* **TASK DESCRIPTION**: Repeat the material below word for word and leave out all pictures.

* **SUPPLIED MATERIAL**:

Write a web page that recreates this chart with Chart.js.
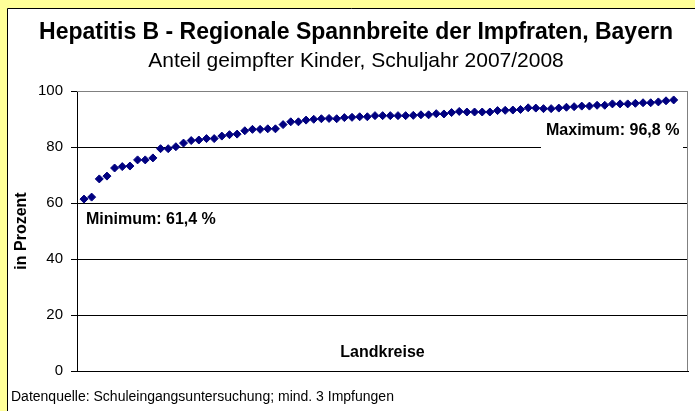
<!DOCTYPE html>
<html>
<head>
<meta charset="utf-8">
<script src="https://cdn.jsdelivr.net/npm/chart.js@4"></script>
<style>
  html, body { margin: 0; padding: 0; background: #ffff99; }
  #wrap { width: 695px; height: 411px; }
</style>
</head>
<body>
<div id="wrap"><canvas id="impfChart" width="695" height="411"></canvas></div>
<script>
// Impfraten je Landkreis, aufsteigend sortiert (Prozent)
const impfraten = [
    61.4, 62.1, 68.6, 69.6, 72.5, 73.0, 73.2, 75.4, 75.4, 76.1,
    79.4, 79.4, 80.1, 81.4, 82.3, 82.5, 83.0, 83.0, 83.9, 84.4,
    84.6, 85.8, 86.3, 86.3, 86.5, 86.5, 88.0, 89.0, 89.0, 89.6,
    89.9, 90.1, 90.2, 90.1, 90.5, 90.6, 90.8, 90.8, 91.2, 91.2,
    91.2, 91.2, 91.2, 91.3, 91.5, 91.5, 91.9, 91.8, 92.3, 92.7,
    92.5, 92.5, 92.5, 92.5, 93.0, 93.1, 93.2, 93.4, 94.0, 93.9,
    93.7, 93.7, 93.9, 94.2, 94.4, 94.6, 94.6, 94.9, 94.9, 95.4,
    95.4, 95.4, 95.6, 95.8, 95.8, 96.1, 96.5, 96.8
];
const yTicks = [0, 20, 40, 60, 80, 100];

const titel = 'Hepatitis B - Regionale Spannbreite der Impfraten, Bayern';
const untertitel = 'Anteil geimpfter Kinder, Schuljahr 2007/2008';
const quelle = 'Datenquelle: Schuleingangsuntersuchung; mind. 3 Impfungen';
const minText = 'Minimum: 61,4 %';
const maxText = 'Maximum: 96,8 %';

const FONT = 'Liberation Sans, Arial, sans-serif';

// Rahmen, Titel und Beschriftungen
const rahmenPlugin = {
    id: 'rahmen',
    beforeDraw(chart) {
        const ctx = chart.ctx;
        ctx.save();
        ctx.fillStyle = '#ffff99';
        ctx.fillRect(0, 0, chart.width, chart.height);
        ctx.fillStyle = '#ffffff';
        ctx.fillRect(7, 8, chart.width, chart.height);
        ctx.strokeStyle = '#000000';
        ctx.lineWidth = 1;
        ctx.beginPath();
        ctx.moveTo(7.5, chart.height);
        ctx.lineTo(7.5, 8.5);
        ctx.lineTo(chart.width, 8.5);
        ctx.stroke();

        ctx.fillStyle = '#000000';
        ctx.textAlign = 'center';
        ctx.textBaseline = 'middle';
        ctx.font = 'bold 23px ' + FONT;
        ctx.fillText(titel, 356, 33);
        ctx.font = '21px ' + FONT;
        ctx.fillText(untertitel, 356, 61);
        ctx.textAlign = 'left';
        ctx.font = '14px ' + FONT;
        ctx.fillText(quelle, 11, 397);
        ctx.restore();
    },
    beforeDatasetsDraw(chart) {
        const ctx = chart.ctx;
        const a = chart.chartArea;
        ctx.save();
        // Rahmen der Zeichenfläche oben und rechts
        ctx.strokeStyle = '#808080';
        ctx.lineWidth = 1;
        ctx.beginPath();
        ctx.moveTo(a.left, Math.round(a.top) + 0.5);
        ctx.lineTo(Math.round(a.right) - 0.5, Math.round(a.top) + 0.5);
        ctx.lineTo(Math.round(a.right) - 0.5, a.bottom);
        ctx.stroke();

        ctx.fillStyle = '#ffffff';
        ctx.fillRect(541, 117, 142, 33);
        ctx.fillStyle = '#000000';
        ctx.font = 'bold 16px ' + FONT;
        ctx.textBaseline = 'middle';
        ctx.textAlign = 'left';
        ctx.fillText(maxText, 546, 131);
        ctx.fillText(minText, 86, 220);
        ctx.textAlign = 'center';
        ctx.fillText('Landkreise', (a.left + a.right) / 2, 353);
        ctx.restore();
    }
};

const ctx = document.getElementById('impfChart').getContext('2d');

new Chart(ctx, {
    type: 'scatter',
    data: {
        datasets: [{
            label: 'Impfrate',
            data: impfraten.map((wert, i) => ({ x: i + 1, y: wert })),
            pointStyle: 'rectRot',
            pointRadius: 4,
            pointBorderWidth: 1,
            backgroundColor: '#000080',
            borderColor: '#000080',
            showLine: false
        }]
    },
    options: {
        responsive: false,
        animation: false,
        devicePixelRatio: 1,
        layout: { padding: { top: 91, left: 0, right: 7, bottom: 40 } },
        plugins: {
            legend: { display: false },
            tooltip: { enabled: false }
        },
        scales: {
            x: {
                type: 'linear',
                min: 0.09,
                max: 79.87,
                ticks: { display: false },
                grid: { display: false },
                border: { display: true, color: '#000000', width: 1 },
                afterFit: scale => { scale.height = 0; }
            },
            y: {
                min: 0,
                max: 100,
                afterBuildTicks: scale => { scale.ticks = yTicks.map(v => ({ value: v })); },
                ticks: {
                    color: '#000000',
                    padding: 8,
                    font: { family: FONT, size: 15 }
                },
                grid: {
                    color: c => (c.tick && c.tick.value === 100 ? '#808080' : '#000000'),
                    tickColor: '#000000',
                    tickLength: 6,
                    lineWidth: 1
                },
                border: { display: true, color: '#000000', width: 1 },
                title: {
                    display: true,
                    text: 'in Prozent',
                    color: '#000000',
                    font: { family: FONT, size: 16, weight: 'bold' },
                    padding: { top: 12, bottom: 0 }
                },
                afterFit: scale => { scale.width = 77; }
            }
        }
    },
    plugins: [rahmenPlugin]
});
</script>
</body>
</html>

* **IN RESPONSE**:
Write a web page that recreates this chart with Chart.js.
<!DOCTYPE html>
<html>
<head>
<meta charset="utf-8">
<script src="https://cdn.jsdelivr.net/npm/chart.js@4"></script>
<style>
  html, body { margin: 0; padding: 0; background: #ffff99; }
  #wrap { width: 695px; height: 411px; }
</style>
</head>
<body>
<div id="wrap"><canvas id="impfChart" width="695" height="411"></canvas></div>
<script>
// Impfraten je Landkreis, aufsteigend sortiert (Prozent)
const impfraten = [
    61.4, 62.1, 68.6, 69.6, 72.5, 73.0, 73.2, 75.4, 75.4, 76.1,
    79.4, 79.4, 80.1, 81.4, 82.3, 82.5, 83.0, 83.0, 83.9, 84.4,
    84.6, 85.8, 86.3, 86.3, 86.5, 86.5, 88.0, 89.0, 89.0, 89.6,
    89.9, 90.1, 90.2, 90.1, 90.5, 90.6, 90.8, 90.8, 91.2, 91.2,
    91.2, 91.2, 91.2, 91.3, 91.5, 91.5, 91.9, 91.8, 92.3, 92.7,
    92.5, 92.5, 92.5, 92.5, 93.0, 93.1, 93.2, 93.4, 94.0, 93.9,
    93.7, 93.7, 93.9, 94.2, 94.4, 94.6, 94.6, 94.9, 94.9, 95.4,
    95.4, 95.4, 95.6, 95.8, 95.8, 96.1, 96.5, 96.8
];
const yTicks = [0, 20, 40, 60, 80, 100];

const titel = 'Hepatitis B - Regionale Spannbreite der Impfraten, Bayern';
const untertitel = 'Anteil geimpfter Kinder, Schuljahr 2007/2008';
const quelle = 'Datenquelle: Schuleingangsuntersuchung; mind. 3 Impfungen';
const minText = 'Minimum: 61,4 %';
const maxText = 'Maximum: 96,8 %';

const FONT = 'Liberation Sans, Arial, sans-serif';

// Rahmen, Titel und Beschriftungen
const rahmenPlugin = {
    id: 'rahmen',
    beforeDraw(chart) {
        const ctx = chart.ctx;
        ctx.save();
        ctx.fillStyle = '#ffff99';
        ctx.fillRect(0, 0, chart.width, chart.height);
        ctx.fillStyle = '#ffffff';
        ctx.fillRect(7, 8, chart.width, chart.height);
        ctx.strokeStyle = '#000000';
        ctx.lineWidth = 1;
        ctx.beginPath();
        ctx.moveTo(7.5, chart.height);
        ctx.lineTo(7.5, 8.5);
        ctx.lineTo(chart.width, 8.5);
        ctx.stroke();

        ctx.fillStyle = '#000000';
        ctx.textAlign = 'center';
        ctx.textBaseline = 'middle';
        ctx.font = 'bold 23px ' + FONT;
        ctx.fillText(titel, 356, 33);
        ctx.font = '21px ' + FONT;
        ctx.fillText(untertitel, 356, 61);
        ctx.textAlign = 'left';
        ctx.font = '14px ' + FONT;
        ctx.fillText(quelle, 11, 397);
        ctx.restore();
    },
    beforeDatasetsDraw(chart) {
        const ctx = chart.ctx;
        const a = chart.chartArea;
        ctx.save();
        // Rahmen der Zeichenfläche oben und rechts
        ctx.strokeStyle = '#808080';
        ctx.lineWidth = 1;
        ctx.beginPath();
        ctx.moveTo(a.left, Math.round(a.top) + 0.5);
        ctx.lineTo(Math.round(a.right) - 0.5, Math.round(a.top) + 0.5);
        ctx.lineTo(Math.round(a.right) - 0.5, a.bottom);
        ctx.stroke();

        ctx.fillStyle = '#ffffff';
        ctx.fillRect(541, 117, 142, 33);
        ctx.fillStyle = '#000000';
        ctx.font = 'bold 16px ' + FONT;
        ctx.textBaseline = 'middle';
        ctx.textAlign = 'left';
        ctx.fillText(maxText, 546, 131);
        ctx.fillText(minText, 86, 220);
        ctx.textAlign = 'center';
        ctx.fillText('Landkreise', (a.left + a.right) / 2, 353);
        ctx.restore();
    }
};

const ctx = document.getElementById('impfChart').getContext('2d');

new Chart(ctx, {
    type: 'scatter',
    data: {
        datasets: [{
            label: 'Impfrate',
            data: impfraten.map((wert, i) => ({ x: i + 1, y: wert })),
            pointStyle: 'rectRot',
            pointRadius: 4,
            pointBorderWidth: 1,
            backgroundColor: '#000080',
            borderColor: '#000080',
            showLine: false
        }]
    },
    options: {
        responsive: false,
        animation: false,
        devicePixelRatio: 1,
        layout: { padding: { top: 91, left: 0, right: 7, bottom: 40 } },
        plugins: {
            legend: { display: false },
            tooltip: { enabled: false }
        },
        scales: {
            x: {
                type: 'linear',
                min: 0.09,
                max: 79.87,
                ticks: { display: false },
                grid: { display: false },
                border: { display: true, color: '#000000', width: 1 },
                afterFit: scale => { scale.height = 0; }
            },
            y: {
                min: 0,
                max: 100,
                afterBuildTicks: scale => { scale.ticks = yTicks.map(v => ({ value: v })); },
                ticks: {
                    color: '#000000',
                    padding: 8,
                    font: { family: FONT, size: 15 }
                },
                grid: {
                    color: c => (c.tick && c.tick.value === 100 ? '#808080' : '#000000'),
                    tickColor: '#000000',
                    tickLength: 6,
                    lineWidth: 1
                },
                border: { display: true, color: '#000000', width: 1 },
                title: {
                    display: true,
                    text: 'in Prozent',
                    color: '#000000',
                    font: { family: FONT, size: 16, weight: 'bold' },
                    padding: { top: 12, bottom: 0 }
                },
                afterFit: scale => { scale.width = 77; }
            }
        }
    },
    plugins: [rahmenPlugin]
});
</script>
</body>
</html>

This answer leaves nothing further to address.